2021年8月24日
いつの間にか慣れてしまって
“自粛”とは、自発的に制限すること、遠慮すること。“要請”とは他者に対して何かを頼むことです。昨年から続く“自粛要請”というのは、なんとも日本らしいとはいえ、いつの間にか市民権を得てしまっています。
また、マスクが手放せなくなってから一年以上が経ちました。街に出ても、マスクを着けていない人を見ることもほとんどありません。飲食店にはアクリル板の衝立が設置されていますし、会議や仕事ではもっぱらオンラインということも増えました。そういった日常生活に私も慣れてしまいました。
緊急事態宣言の真っ只中、東京オリンピック・パラリンピックが開催されました。「無観客開催」という方法で過去に例のない大会であったものの、これが「スポーツの力」なのでしょうか。陸上、水泳、野球やサッカーなどなど。洗練されたアスリートの方々の躍動、日本選手のメダルラッシュ、連日のニュースで取り上げられるオリンピック選手らの特集に少なからず感動した方も少なくないと思われます。
さて、この記事を書いているのはオリンピック開会前です。

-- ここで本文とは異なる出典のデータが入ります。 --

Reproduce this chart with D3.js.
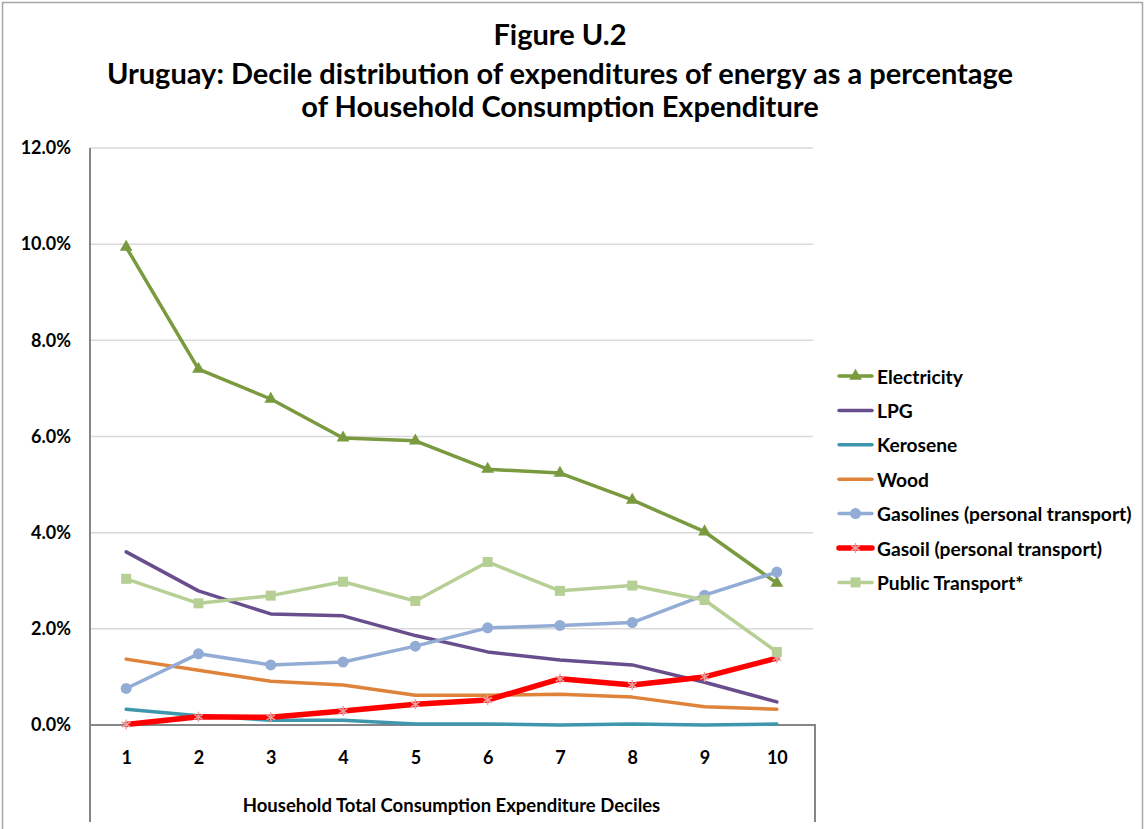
<!DOCTYPE html>
<html><head><meta charset="utf-8">
<script src="https://cdn.jsdelivr.net/npm/d3@7"></script>
<style>
html,body{margin:0;padding:0;background:#fff;}
svg{display:block;}
text{font-family:Lato,"Open Sans",sans-serif;font-weight:bold;fill:#000;}
</style></head>
<body><svg id="c" width="1145" height="829"></svg>
<script>
const deciles = [1,2,3,4,5,6,7,8,9,10];
const yTicks = [0,2,4,6,8,10,12];
const titleLines = ["Figure U.2","Uruguay: Decile distribution of expenditures of energy as a percentage","of Household Consumption Expenditure"];
const xTitle = "Household Total Consumption Expenditure Deciles";
const seriesNames = ["Electricity","LPG","Kerosene","Wood","Gasolines (personal transport)","Gasoil (personal transport)","Public Transport*"];
const electricity = [9.94,7.40,6.78,5.97,5.91,5.32,5.24,4.68,4.02,2.95];
const lpg = [3.60,2.79,2.31,2.27,1.86,1.52,1.35,1.25,0.89,0.48];
const kerosene = [0.33,0.19,0.10,0.10,0.02,0.02,0.00,0.02,0.00,0.02];
const wood = [1.37,1.14,0.91,0.83,0.62,0.62,0.64,0.58,0.38,0.33];
const gasolines = [0.76,1.48,1.25,1.31,1.64,2.02,2.07,2.13,2.70,3.18];
const gasoil = [0.01,0.17,0.16,0.29,0.43,0.52,0.96,0.83,1.00,1.39];
const publicTransport = [3.04,2.53,2.69,2.98,2.58,3.39,2.79,2.90,2.60,1.52];
const seriesValues = [electricity,lpg,kerosene,wood,gasolines,gasoil,publicTransport];

const styles = [
 {color:"#799A3E", width:3.5, marker:"triangle", mfill:"#799A3E"},
 {color:"#684E8D", width:3.5, marker:null},
 {color:"#3F97AD", width:3.5, marker:null},
 {color:"#DF833A", width:3.5, marker:null},
 {color:"#93ACD5", width:3.5, marker:"circle", mfill:"#93ACD5"},
 {color:"#FF0000", width:5.5, marker:"star", mfill:"#E9A0A0"},
 {color:"#B6CF94", width:3.5, marker:"square", mfill:"#B6CF94"}
];

const svg = d3.select("#c");
// outer border
svg.append("rect").attr("x",2.5).attr("y",2.5).attr("width",1140).attr("height",840)
  .attr("fill","none").attr("stroke","#A6A6A6").attr("stroke-width",1.5);

// title
const tY = [33,72,105];
titleLines.forEach((t,i)=>{
  svg.append("text").attr("x",560).attr("y",tY[i]).attr("text-anchor","middle")
    .attr("dominant-baseline","central").style("font-size","29px").text(t);
});

const pL=90, pR=813, pT=148, pB=725;
const x = d3.scalePoint().domain(deciles).range([pL,pR]).padding(0.5);
const y = d3.scaleLinear().domain([0,12]).range([pB,pT]);

// gridlines
svg.append("g").selectAll("line").data(yTicks.filter(d=>d>0)).join("line")
  .attr("x1",pL).attr("x2",pR).attr("y1",d=>y(d)).attr("y2",d=>y(d))
  .attr("stroke","#D9D9D9").attr("stroke-width",1.5);

// y axis
const yAxis = svg.append("g").attr("transform",`translate(${pL},0)`)
  .call(d3.axisLeft(y).tickValues(yTicks).tickFormat(d=>d.toFixed(1)+"%").tickSize(0).tickPadding(19));
yAxis.select(".domain").remove();
yAxis.selectAll("text").style("font-size","18px");
svg.append("line").attr("x1",pL).attr("x2",pL).attr("y1",pT).attr("y2",822)
  .attr("stroke","#868686").attr("stroke-width",2);

// x axis
const xAxis = svg.append("g").attr("transform",`translate(0,${pB})`)
  .call(d3.axisBottom(x).tickSize(0).tickPadding(26));
xAxis.select(".domain").remove();
xAxis.selectAll("text").style("font-size","18px");
svg.append("path").attr("d",`M${pL},${pB}H815V822`).attr("fill","none")
  .attr("stroke","#868686").attr("stroke-width",2);

svg.append("text").attr("x",(pL+pR)/2).attr("y",805).attr("text-anchor","middle")
  .attr("dominant-baseline","central").style("font-size","18.5px").text(xTitle);

function drawMarker(g, type, cx, cy, st){
  if(!type) return;
  if(type==="triangle"){
    g.append("path").attr("d",d3.symbol(d3.symbolTriangle,70)()).attr("transform",`translate(${cx},${cy})`).attr("fill",st.mfill);
  } else if(type==="circle"){
    g.append("circle").attr("cx",cx).attr("cy",cy).attr("r",5.5).attr("fill",st.mfill);
  } else if(type==="square"){
    g.append("rect").attr("x",cx-5).attr("y",cy-5).attr("width",10).attr("height",10).attr("fill",st.mfill);
  } else if(type==="star"){
    g.append("path").attr("d",d3.symbol(d3.symbolAsterisk,70)()).attr("transform",`translate(${cx},${cy})`)
      .attr("fill","none").attr("stroke",st.mfill).attr("stroke-width",1.5);
  }
}

const line = d3.line().x((d,i)=>x(deciles[i])).y(d=>y(d));
seriesValues.forEach((vals,si)=>{
  const st = styles[si];
  const g = svg.append("g");
  g.append("path").attr("d",line(vals)).attr("fill","none").attr("stroke",st.color)
    .attr("stroke-width",st.width).attr("stroke-linejoin","round").attr("stroke-linecap","round");
  vals.forEach((v,i)=>drawMarker(g, st.marker, x(deciles[i]), y(v), st));
});

// legend
const lg = svg.append("g");
seriesNames.forEach((n,i)=>{
  const st = styles[i];
  const ly = 376 + i*34.4;
  lg.append("line").attr("x1",839).attr("x2",872).attr("y1",ly).attr("y2",ly)
    .attr("stroke",st.color).attr("stroke-width",st.width).attr("stroke-linecap","round");
  drawMarker(lg, st.marker, 855.5, ly, st);
  lg.append("text").attr("x",877).attr("y",ly).attr("dominant-baseline","central")
    .style("font-size","19.2px").text(n);
});
</script></body></html>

反対や延期の国民の声を聴くこともなく、「復興五輪」「コロナに打ち勝った証」という謳い文句は完全に崩れさっているにもかかわらず、「いつの間にか」開催ありきで進められています。ワクチンについても、職域接種の新規受付は中止され、混乱と不安が広がっています。ここ数年の政治を見ていると、オリンピックについてもコロナ対策についても溜息しかで出ませんが、そういった政府に「慣れてしまって」いないでしょうか。

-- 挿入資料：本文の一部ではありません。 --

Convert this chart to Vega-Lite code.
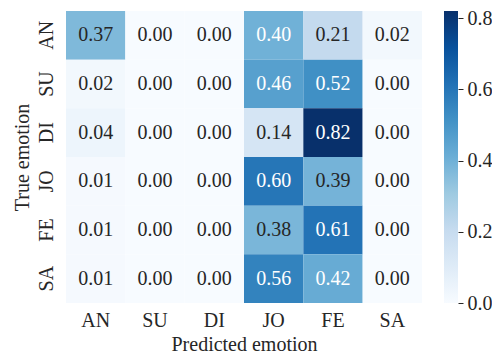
{
  "$schema": "https://vega.github.io/schema/vega-lite/v6.json",
  "padding": {"left": 12, "top": 8, "right": 0, "bottom": 0},
  "background": "white",
  "bounds": "flush",
  "spacing": 22,
  "config": {
    "view": {"stroke": null},
    "font": "Liberation Serif",
    "axis": {"domain": false, "ticks": false, "grid": false, "labelFont": "Liberation Serif", "titleFont": "Liberation Serif", "labelFontSize": 20, "titleFontSize": 20, "labelColor": "#262626", "titleColor": "#262626", "titleFontWeight": "normal"}
  },
  "hconcat": [
    {
      "width": 356,
      "height": 292,
      "data": {
        "values": [
          {"t": "AN", "p": "AN", "v": 0.37}, {"t": "AN", "p": "SU", "v": 0.0}, {"t": "AN", "p": "DI", "v": 0.0}, {"t": "AN", "p": "JO", "v": 0.40}, {"t": "AN", "p": "FE", "v": 0.21}, {"t": "AN", "p": "SA", "v": 0.02},
          {"t": "SU", "p": "AN", "v": 0.02}, {"t": "SU", "p": "SU", "v": 0.0}, {"t": "SU", "p": "DI", "v": 0.0}, {"t": "SU", "p": "JO", "v": 0.46}, {"t": "SU", "p": "FE", "v": 0.52}, {"t": "SU", "p": "SA", "v": 0.0},
          {"t": "DI", "p": "AN", "v": 0.04}, {"t": "DI", "p": "SU", "v": 0.0}, {"t": "DI", "p": "DI", "v": 0.0}, {"t": "DI", "p": "JO", "v": 0.14}, {"t": "DI", "p": "FE", "v": 0.82}, {"t": "DI", "p": "SA", "v": 0.0},
          {"t": "JO", "p": "AN", "v": 0.01}, {"t": "JO", "p": "SU", "v": 0.0}, {"t": "JO", "p": "DI", "v": 0.0}, {"t": "JO", "p": "JO", "v": 0.60}, {"t": "JO", "p": "FE", "v": 0.39}, {"t": "JO", "p": "SA", "v": 0.0},
          {"t": "FE", "p": "AN", "v": 0.01}, {"t": "FE", "p": "SU", "v": 0.0}, {"t": "FE", "p": "DI", "v": 0.0}, {"t": "FE", "p": "JO", "v": 0.38}, {"t": "FE", "p": "FE", "v": 0.61}, {"t": "FE", "p": "SA", "v": 0.0},
          {"t": "SA", "p": "AN", "v": 0.01}, {"t": "SA", "p": "SU", "v": 0.0}, {"t": "SA", "p": "DI", "v": 0.0}, {"t": "SA", "p": "JO", "v": 0.56}, {"t": "SA", "p": "FE", "v": 0.42}, {"t": "SA", "p": "SA", "v": 0.0}
        ]
      },
      "encoding": {
        "x": {"field": "p", "type": "nominal", "sort": ["AN", "SU", "DI", "JO", "FE", "SA"], "scale": {"paddingInner": 0, "paddingOuter": 0}, "axis": {"title": "Predicted emotion", "labelAngle": 0, "labelPadding": 7, "titlePadding": 4}},
        "y": {"field": "t", "type": "nominal", "sort": ["AN", "SU", "DI", "JO", "FE", "SA"], "scale": {"paddingInner": 0, "paddingOuter": 0}, "axis": {"title": "True emotion", "labelAngle": 270, "labelPadding": 10, "titlePadding": 4}}
      },
      "layer": [
        {
          "mark": {"type": "rect", "strokeWidth": 0},
          "encoding": {
            "color": {
              "field": "v", "type": "quantitative",
              "scale": {"domain": [0, 0.1025, 0.205, 0.3075, 0.41, 0.5125, 0.615, 0.7175, 0.82], "range": ["#f7fbff", "#deebf7", "#c6dbef", "#9ecae1", "#6baed6", "#4292c6", "#2171b5", "#08519c", "#08306b"], "interpolate": "rgb"},
              "legend": null
            }
          }
        },
        {
          "mark": {"type": "text", "fontSize": 20, "font": "Liberation Serif"},
          "encoding": {
            "text": {"field": "v", "type": "quantitative", "format": ".2f"},
            "color": {"condition": {"test": "datum.v > 0.395", "value": "white"}, "value": "#262626"}
          }
        }
      ]
    },
    {
      "width": 14,
      "height": 292,
      "data": {"values": [{"lo": 0, "hi": 0.82}]},
      "mark": {
        "type": "rect",
        "strokeWidth": 0,
        "color": {"gradient": "linear", "x1": 0, "y1": 1, "x2": 0, "y2": 0, "stops": [
          {"offset": 0, "color": "#f7fbff"}, {"offset": 0.125, "color": "#deebf7"}, {"offset": 0.25, "color": "#c6dbef"}, {"offset": 0.375, "color": "#9ecae1"}, {"offset": 0.5, "color": "#6baed6"}, {"offset": 0.625, "color": "#4292c6"}, {"offset": 0.75, "color": "#2171b5"}, {"offset": 0.875, "color": "#08519c"}, {"offset": 1, "color": "#08306b"}
        ]}
      },
      "encoding": {
        "y": {"field": "lo", "type": "quantitative", "scale": {"domain": [0, 0.82], "nice": false, "zero": false}, "axis": {"orient": "right", "title": null, "values": [0, 0.2, 0.4, 0.6, 0.8], "format": ".1f", "ticks": true, "tickSize": 5, "tickWidth": 1, "tickColor": "#262626", "labelPadding": 4, "domain": false, "grid": false, "labelBaseline": "middle"}},
        "y2": {"field": "hi"}
      }
    }
  ]
}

いつの間にか慣れてしまうことと忘れてしまうことは違います。安保関連法が強行採決された際、政府関係者からは「支持率は下がるだろうが、国民は時間がたてば忘れるだろう」との声も聞こえていたところです。ちょうど80年前、「いつの間にか始まっていた。止められなかった」という辛く悲しい歴史を私たちは知っています。今年の秋には衆議院選挙があります。いつの間にか慣れてしまったとしても、オリンピックの感動があったとしても、これまでの政治が私たちの生活を守るものだったのかどうか。今一度思い出しましょう。行きましょう。選挙。